Like many people, Breen posts his pictures online to share with family and friends. But recently he was shocked to find out that some of his pictures were being used to promote a scandalous dating website.

“Up come pictures of myself, three pictures that I posted on Facebook when I first signed up a while ago. This particular website is something I didn’t want to be associated with,” Breen said.

Breen’s photos had been stolen right off his personal Facebook page and he’s not alone. Security experts say with hundreds of millions of photos uploaded to social media sites daily, more and more of them are being copied and shared without consent.

Ironically, attorney Doug Isenberg said, this is something you should be protected from.
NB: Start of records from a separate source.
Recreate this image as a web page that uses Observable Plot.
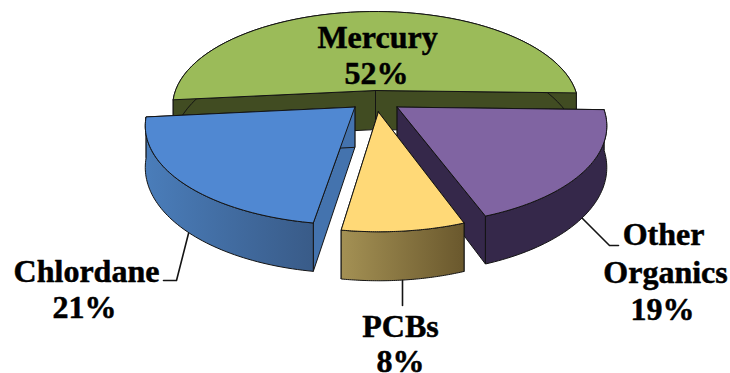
<!DOCTYPE html>
<html>
<head>
<meta charset="utf-8">
<script src="https://cdn.jsdelivr.net/npm/d3@7"></script>
<script src="https://cdn.jsdelivr.net/npm/@observablehq/plot@0.6"></script>
<style>
  html, body { margin: 0; padding: 0; background: #fff; }
  svg { display: block; }
</style>
</head>
<body>
<div id="chart"></div>
<script>
// Share of fish-advisory contaminants, clockwise from the Mercury slice.
const categories = ["Mercury", "Other Organics", "PCBs", "Chlordane"];
const shares = [52, 19, 8, 21];

// Slice styling, in the same order as the categories.
const topColors = ["#9bbb59", "#8064a2", "#ffd977", "#5088d2"];
const wallFills = ["#414c22", "#35284a", "url(#wall-pcbs)", "url(#wall-chlordane)"];
const cutFills = ["#414c22", "#35284a", "#6d5b2f", "#4473ae"];

// Pie geometry: unit radius, tilted plane with a little perspective.
const startAngle = 264.3;
const perspective = 0.165;
const wallDepth = 0.425;
const explodeX = [0, 0.105, 0.014, -0.1];
const explodeY = [0, 0.175, 0.225, 0.175];

// Pixels per pie unit and the pie centre on the page.
const width = 730, height = 373;
const unitX = 200, unitY = 92, centerX = 375, centerY = 90;

const toUnitX = (px) => (px - centerX) / unitX;
const toUnitY = (px) => (px - centerY) / unitY;

function project(i, angle, radius, z) {
  const a = (angle * Math.PI) / 180;
  const X = explodeX[i] + radius * Math.sin(a);
  const Y = explodeY[i] - radius * Math.cos(a);
  const w = 1 - perspective * Y;
  return [X / w, (Y + z * wallDepth) / w];
}

function arc(i, a0, a1, z) {
  return d3.range(0, 61).map((k) => project(i, a0 + ((a1 - a0) * k) / 60, 1, z));
}

const close = (points) => [...points, points[0]];
const outline = { x: (d) => d[0], y: (d) => d[1], stroke: "#141414", strokeWidth: 1, strokeLinejoin: "round" };
const polygon = (points, fill) => Plot.line(close(points), { ...outline, fill });

// Walls first, then the top face, so each slice paints over its own back side.
let cumulative = 0;
const slices = shares.map((share, i) => {
  const a0 = startAngle + (cumulative / 100) * 360;
  cumulative += share;
  const a1 = startAngle + (cumulative / 100) * 360;
  const apexTop = project(i, 0, 0, 0);
  const apexBottom = project(i, 0, 0, 1);
  return {
    i,
    cutStart: [apexTop, project(i, a0, 1, 0), project(i, a0, 1, 1), apexBottom],
    cutEnd: [apexTop, project(i, a1, 1, 0), project(i, a1, 1, 1), apexBottom],
    wall: [...arc(i, a0, a1, 0), ...arc(i, a0, a1, 1).reverse()],
    top: [apexTop, ...arc(i, a0, a1, 0)]
  };
});

const paintOrder = [0, 1, 3, 2];
const sliceMarks = paintOrder.flatMap((i) => {
  const s = slices[i];
  return [
    polygon(s.cutStart, cutFills[i]),
    polygon(s.cutEnd, cutFills[i]),
    polygon(s.wall, wallFills[i]),
    polygon(s.top, topColors[i])
  ];
});

// Labels and their leader lines, placed in page pixels.
const labelRows = [
  { text: "Mercury", x: 377, y: 37 },
  { text: `${shares[0]}%`, x: 376, y: 73 },
  { text: "Other", x: 663, y: 234 },
  { text: "Organics", x: 665, y: 272 },
  { text: `${shares[1]}%`, x: 662, y: 309 },
  { text: categories[2], x: 400, y: 326 },
  { text: `${shares[2]}%`, x: 400, y: 361 },
  { text: categories[3], x: 86, y: 271 },
  { text: `${shares[3]}%`, x: 84, y: 307 }
];
const leaders = [
  [[188, 233], [176, 280], [163, 280]],
  [[402, 280], [402, 305]],
  [[582, 218], [609, 245], [618, 245]]
];

function gradient(id, from, to) {
  const g = document.createElementNS("http://www.w3.org/2000/svg", "linearGradient");
  g.setAttribute("id", id);
  [[0, from], [1, to]].forEach(([offset, color]) => {
    const stop = document.createElementNS("http://www.w3.org/2000/svg", "stop");
    stop.setAttribute("offset", offset);
    stop.setAttribute("stop-color", color);
    g.appendChild(stop);
  });
  return g;
}

const defs = () => {
  const d = document.createElementNS("http://www.w3.org/2000/svg", "defs");
  d.appendChild(gradient("wall-pcbs", "#a49154", "#6a582d"));
  d.appendChild(gradient("wall-chlordane", "#4a7dba", "#395b88"));
  return d;
};

const chart = Plot.plot({
  width,
  height,
  margin: 0,
  style: { background: "#fff", overflow: "visible" },
  x: { axis: null, domain: [toUnitX(0), toUnitX(width)], range: [0, width] },
  y: { axis: null, domain: [toUnitY(0), toUnitY(height)], range: [0, height] },
  marks: [
    defs,
    ...sliceMarks,
    ...leaders.map((points) =>
      Plot.line(points, {
        x: (d) => toUnitX(d[0]),
        y: (d) => toUnitY(d[1]),
        stroke: "#141414",
        strokeWidth: 1.6
      })
    ),
    Plot.text(labelRows, {
      x: (d) => toUnitX(d.x),
      y: (d) => toUnitY(d.y),
      text: "text",
      fontFamily: "Liberation Serif",
      fontWeight: "bold",
      fontSize: 32,
      fill: "#000",
      stroke: "#000",
      strokeWidth: 0.5
    })
  ]
});

document.getElementById("chart").appendChild(chart);
</script>
</body>
</html>
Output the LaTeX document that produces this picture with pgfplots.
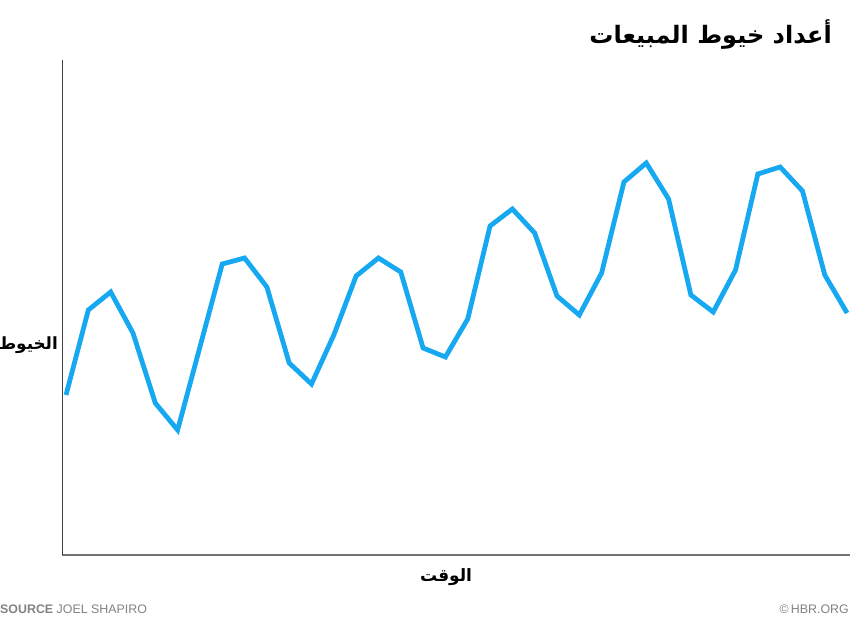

“Anything that you or I can create, as long as it is an original work of authorship, is protected under U.S. copyright law. It can include photographs, video, audio,” Isenberg said.

Isenberg said hackers copy pictures off private online albums and sell them for about a dollar each. The photos are sold to legitimate and illegitimate organizations — from scam sites to foreign billboards and political groups. One New Jersey couple was shocked to see their engagement photo being used in an anti-gay marriage campaign.

When Breen saw his photo being misused, he said he immediately wrote the site a letter.

“Please remove it, in capital letters, before I get, you know, someone involved, an attorney involved,” Breen said.

“You could send a cease and desist letter, citing violations of U.S. Copyright Act and certainly, in an extreme case, you can file a complaint in court for copyright infringement,” Isenberg added.

If you’re worried about your photos being stolen, first, limit access on your social media page to immediate friends and family only. There are also a growing number of search companies that will scour the Internet, looking for your stolen images.

“Think before you do it because you never know where the pictures will end up,” Breen said.